- Your goal -
Restate the material word for word and leave out anything that is a picture.

### Supplied records ###

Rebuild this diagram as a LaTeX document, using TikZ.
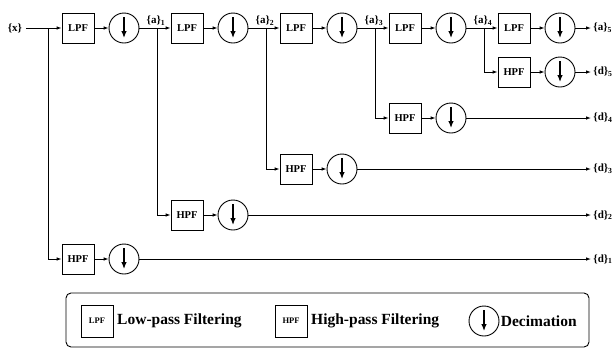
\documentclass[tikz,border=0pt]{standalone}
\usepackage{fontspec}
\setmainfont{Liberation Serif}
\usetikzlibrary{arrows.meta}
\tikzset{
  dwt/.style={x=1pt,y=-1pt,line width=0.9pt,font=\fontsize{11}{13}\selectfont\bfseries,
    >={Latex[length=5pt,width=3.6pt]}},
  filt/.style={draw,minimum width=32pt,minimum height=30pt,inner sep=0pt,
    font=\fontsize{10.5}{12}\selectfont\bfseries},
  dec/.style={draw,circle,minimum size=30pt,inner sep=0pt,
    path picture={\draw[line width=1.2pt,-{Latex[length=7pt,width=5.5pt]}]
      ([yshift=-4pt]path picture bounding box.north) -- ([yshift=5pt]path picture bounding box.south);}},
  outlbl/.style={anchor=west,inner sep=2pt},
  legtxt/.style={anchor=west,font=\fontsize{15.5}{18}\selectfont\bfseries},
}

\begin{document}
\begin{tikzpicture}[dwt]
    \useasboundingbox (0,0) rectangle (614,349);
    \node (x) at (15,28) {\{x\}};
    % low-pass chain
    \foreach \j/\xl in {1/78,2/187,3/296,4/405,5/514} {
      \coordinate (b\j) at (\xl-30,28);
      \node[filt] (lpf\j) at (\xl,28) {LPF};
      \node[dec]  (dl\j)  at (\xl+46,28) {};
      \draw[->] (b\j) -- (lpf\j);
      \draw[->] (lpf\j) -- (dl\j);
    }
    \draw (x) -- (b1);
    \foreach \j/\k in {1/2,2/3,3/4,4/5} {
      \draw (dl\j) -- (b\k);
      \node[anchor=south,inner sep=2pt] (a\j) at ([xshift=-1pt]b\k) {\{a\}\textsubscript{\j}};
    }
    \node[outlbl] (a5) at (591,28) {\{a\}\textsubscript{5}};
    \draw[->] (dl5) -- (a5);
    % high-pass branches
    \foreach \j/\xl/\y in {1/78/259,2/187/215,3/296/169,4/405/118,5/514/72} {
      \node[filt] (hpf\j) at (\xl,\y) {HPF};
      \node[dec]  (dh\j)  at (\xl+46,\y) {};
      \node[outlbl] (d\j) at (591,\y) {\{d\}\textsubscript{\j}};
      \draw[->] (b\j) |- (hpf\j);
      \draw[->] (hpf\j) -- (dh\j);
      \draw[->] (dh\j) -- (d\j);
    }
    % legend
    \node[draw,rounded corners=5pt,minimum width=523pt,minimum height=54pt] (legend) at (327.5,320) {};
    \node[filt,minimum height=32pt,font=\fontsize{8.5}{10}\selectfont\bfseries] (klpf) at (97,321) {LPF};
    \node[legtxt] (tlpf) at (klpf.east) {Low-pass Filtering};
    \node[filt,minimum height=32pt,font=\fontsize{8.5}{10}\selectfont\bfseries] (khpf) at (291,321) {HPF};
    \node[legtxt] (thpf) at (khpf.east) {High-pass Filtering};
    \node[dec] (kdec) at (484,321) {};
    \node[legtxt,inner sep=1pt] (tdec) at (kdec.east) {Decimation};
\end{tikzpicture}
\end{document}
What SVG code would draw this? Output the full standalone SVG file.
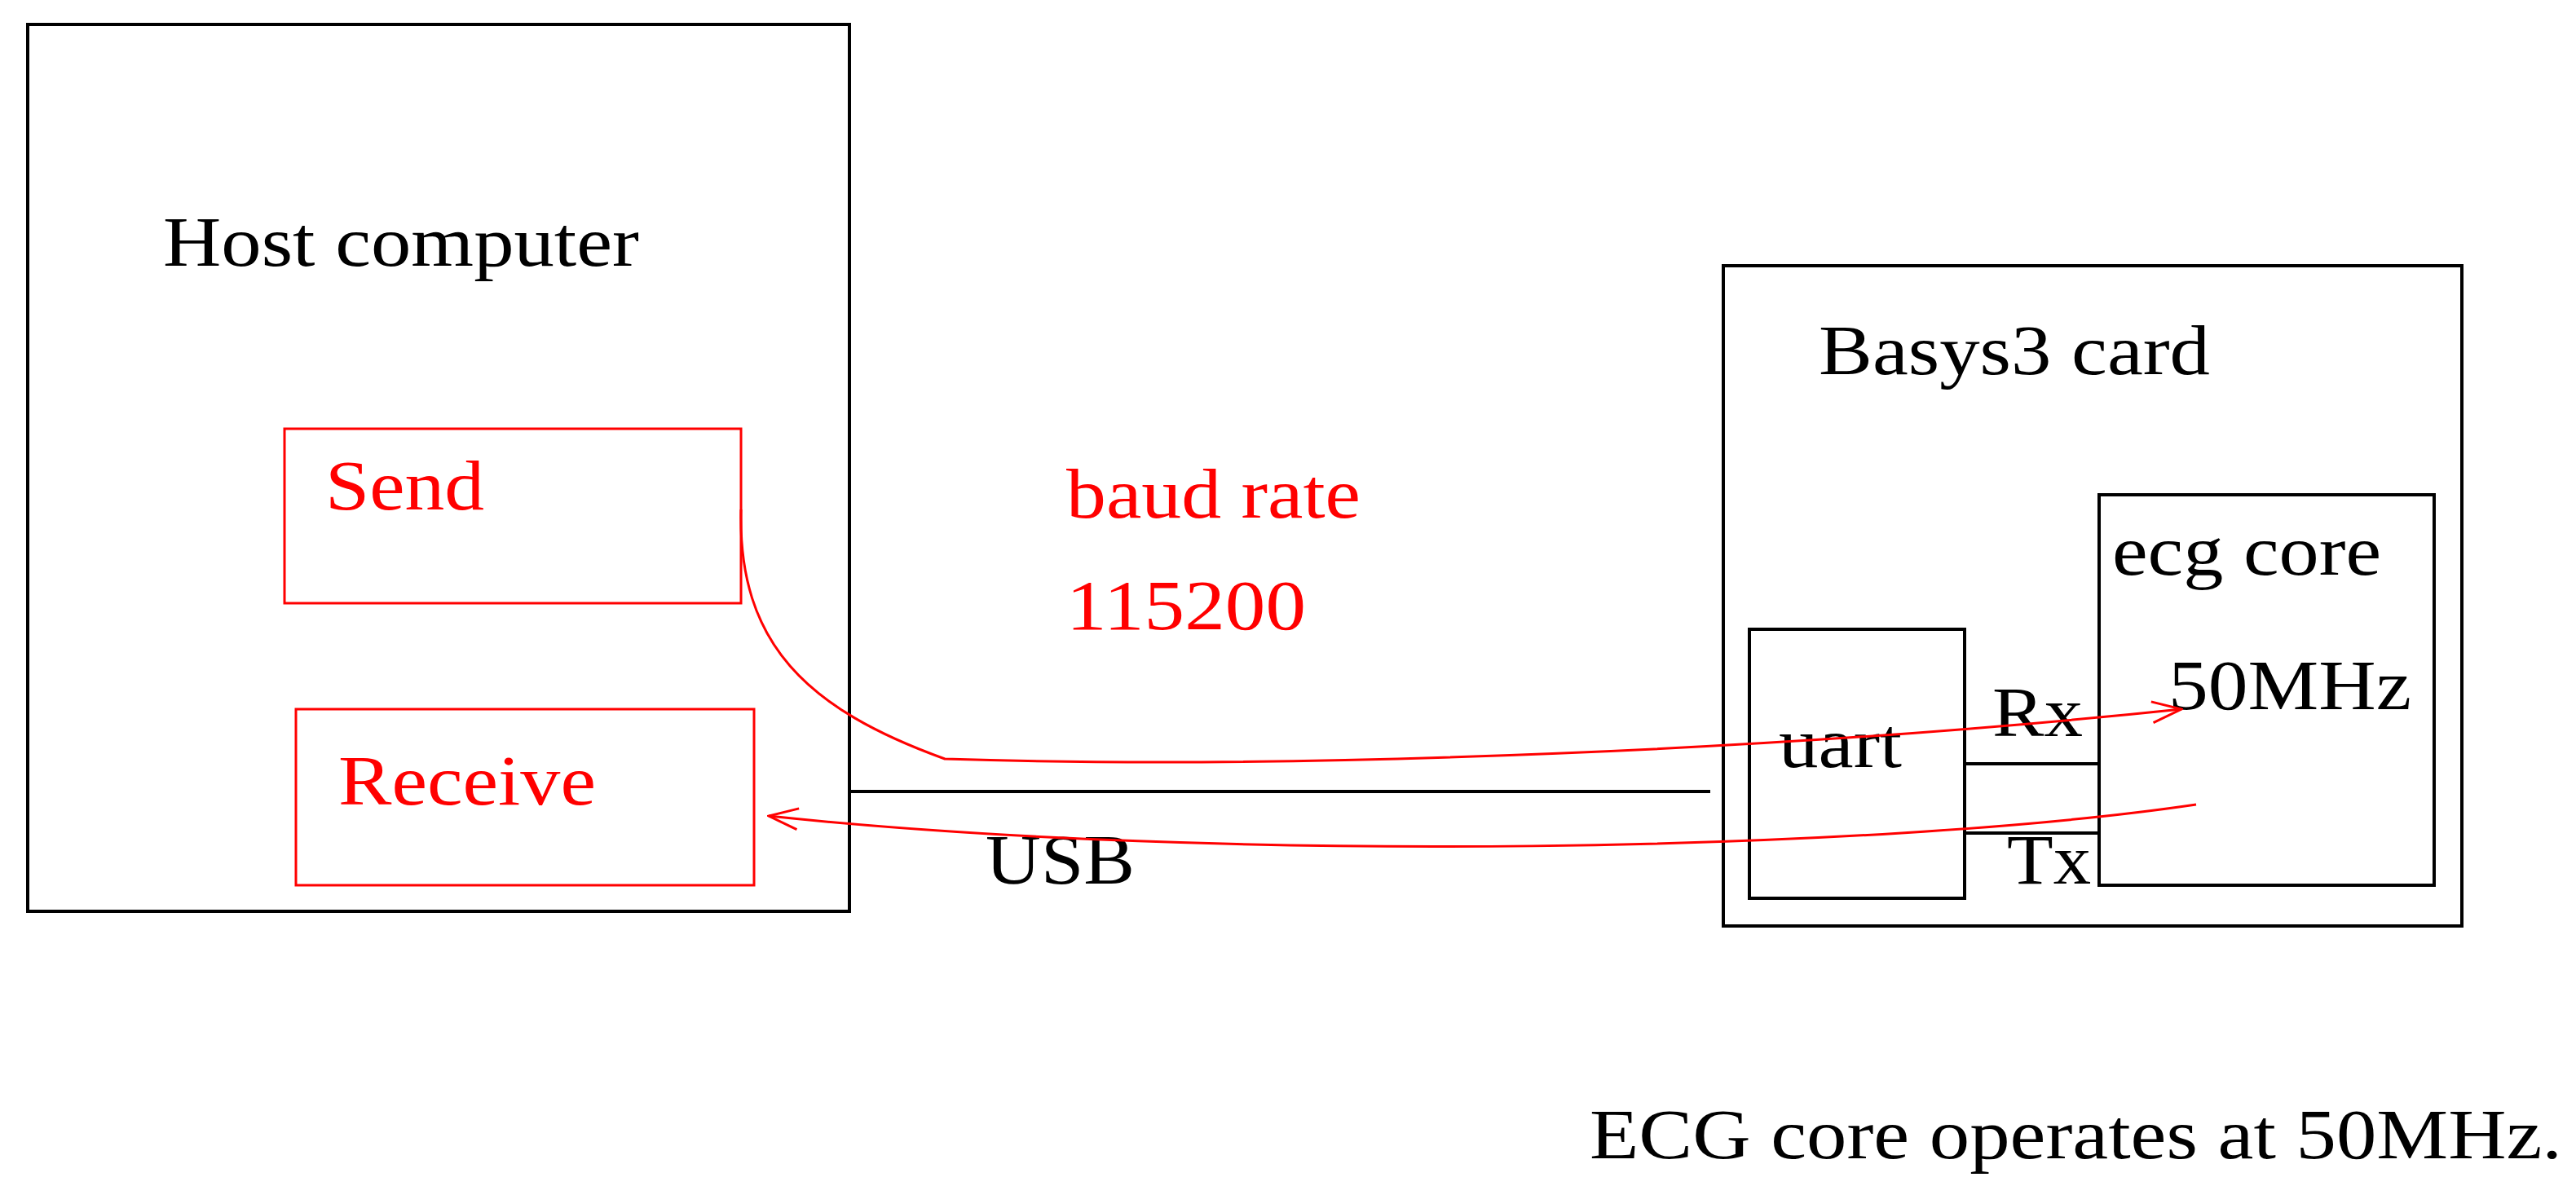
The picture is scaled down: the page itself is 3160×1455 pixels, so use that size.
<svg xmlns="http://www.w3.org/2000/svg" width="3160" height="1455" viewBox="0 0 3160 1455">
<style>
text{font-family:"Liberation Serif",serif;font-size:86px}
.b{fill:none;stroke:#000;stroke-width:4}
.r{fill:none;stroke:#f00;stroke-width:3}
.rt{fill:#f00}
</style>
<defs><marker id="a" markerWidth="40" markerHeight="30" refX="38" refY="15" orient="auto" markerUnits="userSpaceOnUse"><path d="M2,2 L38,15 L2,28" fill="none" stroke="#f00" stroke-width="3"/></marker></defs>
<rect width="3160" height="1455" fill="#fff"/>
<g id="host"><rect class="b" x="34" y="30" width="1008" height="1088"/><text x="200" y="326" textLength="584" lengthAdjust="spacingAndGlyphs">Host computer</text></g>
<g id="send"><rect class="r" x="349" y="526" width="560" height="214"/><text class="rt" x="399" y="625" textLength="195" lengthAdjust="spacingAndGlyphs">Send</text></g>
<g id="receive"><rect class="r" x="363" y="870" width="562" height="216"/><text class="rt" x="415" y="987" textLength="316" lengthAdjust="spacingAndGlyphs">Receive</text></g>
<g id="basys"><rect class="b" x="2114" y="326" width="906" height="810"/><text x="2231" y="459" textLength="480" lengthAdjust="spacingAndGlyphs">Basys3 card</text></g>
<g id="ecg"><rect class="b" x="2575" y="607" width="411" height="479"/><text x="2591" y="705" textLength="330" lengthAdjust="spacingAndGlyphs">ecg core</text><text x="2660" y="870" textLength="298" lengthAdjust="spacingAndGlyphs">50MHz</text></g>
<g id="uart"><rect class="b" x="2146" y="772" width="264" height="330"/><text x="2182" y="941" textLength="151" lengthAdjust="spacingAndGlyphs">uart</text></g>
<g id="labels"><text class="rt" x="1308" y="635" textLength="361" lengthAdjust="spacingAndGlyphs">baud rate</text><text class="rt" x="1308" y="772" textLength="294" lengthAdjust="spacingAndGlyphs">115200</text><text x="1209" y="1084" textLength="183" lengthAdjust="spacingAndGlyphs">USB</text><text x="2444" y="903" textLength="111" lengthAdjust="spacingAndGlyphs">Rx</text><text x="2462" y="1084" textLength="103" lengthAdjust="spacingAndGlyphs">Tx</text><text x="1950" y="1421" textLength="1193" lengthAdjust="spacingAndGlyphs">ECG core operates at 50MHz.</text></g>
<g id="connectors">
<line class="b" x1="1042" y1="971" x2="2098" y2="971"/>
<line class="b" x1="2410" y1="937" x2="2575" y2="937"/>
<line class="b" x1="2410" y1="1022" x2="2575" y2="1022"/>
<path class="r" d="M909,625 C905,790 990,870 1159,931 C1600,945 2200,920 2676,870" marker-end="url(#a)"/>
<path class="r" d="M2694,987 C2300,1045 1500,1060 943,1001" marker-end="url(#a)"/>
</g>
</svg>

###

- Answer -
Rebuild this diagram as a LaTeX document, using TikZ.
\documentclass[tikz,border=0pt]{standalone}
\usepackage{fontspec}
\setmainfont{Liberation Serif}
\usetikzlibrary{arrows.meta}
\tikzset{
  dwt/.style={x=1pt,y=-1pt,line width=0.9pt,font=\fontsize{11}{13}\selectfont\bfseries,
    >={Latex[length=5pt,width=3.6pt]}},
  filt/.style={draw,minimum width=32pt,minimum height=30pt,inner sep=0pt,
    font=\fontsize{10.5}{12}\selectfont\bfseries},
  dec/.style={draw,circle,minimum size=30pt,inner sep=0pt,
    path picture={\draw[line width=1.2pt,-{Latex[length=7pt,width=5.5pt]}]
      ([yshift=-4pt]path picture bounding box.north) -- ([yshift=5pt]path picture bounding box.south);}},
  outlbl/.style={anchor=west,inner sep=2pt},
  legtxt/.style={anchor=west,font=\fontsize{15.5}{18}\selectfont\bfseries},
}

\begin{document}
\begin{tikzpicture}[dwt]
    \useasboundingbox (0,0) rectangle (614,349);
    \node (x) at (15,28) {\{x\}};
    % low-pass chain
    \foreach \j/\xl in {1/78,2/187,3/296,4/405,5/514} {
      \coordinate (b\j) at (\xl-30,28);
      \node[filt] (lpf\j) at (\xl,28) {LPF};
      \node[dec]  (dl\j)  at (\xl+46,28) {};
      \draw[->] (b\j) -- (lpf\j);
      \draw[->] (lpf\j) -- (dl\j);
    }
    \draw (x) -- (b1);
    \foreach \j/\k in {1/2,2/3,3/4,4/5} {
      \draw (dl\j) -- (b\k);
      \node[anchor=south,inner sep=2pt] (a\j) at ([xshift=-1pt]b\k) {\{a\}\textsubscript{\j}};
    }
    \node[outlbl] (a5) at (591,28) {\{a\}\textsubscript{5}};
    \draw[->] (dl5) -- (a5);
    % high-pass branches
    \foreach \j/\xl/\y in {1/78/259,2/187/215,3/296/169,4/405/118,5/514/72} {
      \node[filt] (hpf\j) at (\xl,\y) {HPF};
      \node[dec]  (dh\j)  at (\xl+46,\y) {};
      \node[outlbl] (d\j) at (591,\y) {\{d\}\textsubscript{\j}};
      \draw[->] (b\j) |- (hpf\j);
      \draw[->] (hpf\j) -- (dh\j);
      \draw[->] (dh\j) -- (d\j);
    }
    % legend
    \node[draw,rounded corners=5pt,minimum width=523pt,minimum height=54pt] (legend) at (327.5,320) {};
    \node[filt,minimum height=32pt,font=\fontsize{8.5}{10}\selectfont\bfseries] (klpf) at (97,321) {LPF};
    \node[legtxt] (tlpf) at (klpf.east) {Low-pass Filtering};
    \node[filt,minimum height=32pt,font=\fontsize{8.5}{10}\selectfont\bfseries] (khpf) at (291,321) {HPF};
    \node[legtxt] (thpf) at (khpf.east) {High-pass Filtering};
    \node[dec] (kdec) at (484,321) {};
    \node[legtxt,inner sep=1pt] (tdec) at (kdec.east) {Decimation};
\end{tikzpicture}
\end{document}
What SVG code would draw this? Output the full standalone SVG file.
The picture is scaled down: the page itself is 3160×1455 pixels, so use that size.
<svg xmlns="http://www.w3.org/2000/svg" width="3160" height="1455" viewBox="0 0 3160 1455">
<style>
text{font-family:"Liberation Serif",serif;font-size:86px}
.b{fill:none;stroke:#000;stroke-width:4}
.r{fill:none;stroke:#f00;stroke-width:3}
.rt{fill:#f00}
</style>
<defs><marker id="a" markerWidth="40" markerHeight="30" refX="38" refY="15" orient="auto" markerUnits="userSpaceOnUse"><path d="M2,2 L38,15 L2,28" fill="none" stroke="#f00" stroke-width="3"/></marker></defs>
<rect width="3160" height="1455" fill="#fff"/>
<g id="host"><rect class="b" x="34" y="30" width="1008" height="1088"/><text x="200" y="326" textLength="584" lengthAdjust="spacingAndGlyphs">Host computer</text></g>
<g id="send"><rect class="r" x="349" y="526" width="560" height="214"/><text class="rt" x="399" y="625" textLength="195" lengthAdjust="spacingAndGlyphs">Send</text></g>
<g id="receive"><rect class="r" x="363" y="870" width="562" height="216"/><text class="rt" x="415" y="987" textLength="316" lengthAdjust="spacingAndGlyphs">Receive</text></g>
<g id="basys"><rect class="b" x="2114" y="326" width="906" height="810"/><text x="2231" y="459" textLength="480" lengthAdjust="spacingAndGlyphs">Basys3 card</text></g>
<g id="ecg"><rect class="b" x="2575" y="607" width="411" height="479"/><text x="2591" y="705" textLength="330" lengthAdjust="spacingAndGlyphs">ecg core</text><text x="2660" y="870" textLength="298" lengthAdjust="spacingAndGlyphs">50MHz</text></g>
<g id="uart"><rect class="b" x="2146" y="772" width="264" height="330"/><text x="2182" y="941" textLength="151" lengthAdjust="spacingAndGlyphs">uart</text></g>
<g id="labels"><text class="rt" x="1308" y="635" textLength="361" lengthAdjust="spacingAndGlyphs">baud rate</text><text class="rt" x="1308" y="772" textLength="294" lengthAdjust="spacingAndGlyphs">115200</text><text x="1209" y="1084" textLength="183" lengthAdjust="spacingAndGlyphs">USB</text><text x="2444" y="903" textLength="111" lengthAdjust="spacingAndGlyphs">Rx</text><text x="2462" y="1084" textLength="103" lengthAdjust="spacingAndGlyphs">Tx</text><text x="1950" y="1421" textLength="1193" lengthAdjust="spacingAndGlyphs">ECG core operates at 50MHz.</text></g>
<g id="connectors">
<line class="b" x1="1042" y1="971" x2="2098" y2="971"/>
<line class="b" x1="2410" y1="937" x2="2575" y2="937"/>
<line class="b" x1="2410" y1="1022" x2="2575" y2="1022"/>
<path class="r" d="M909,625 C905,790 990,870 1159,931 C1600,945 2200,920 2676,870" marker-end="url(#a)"/>
<path class="r" d="M2694,987 C2300,1045 1500,1060 943,1001" marker-end="url(#a)"/>
</g>
</svg>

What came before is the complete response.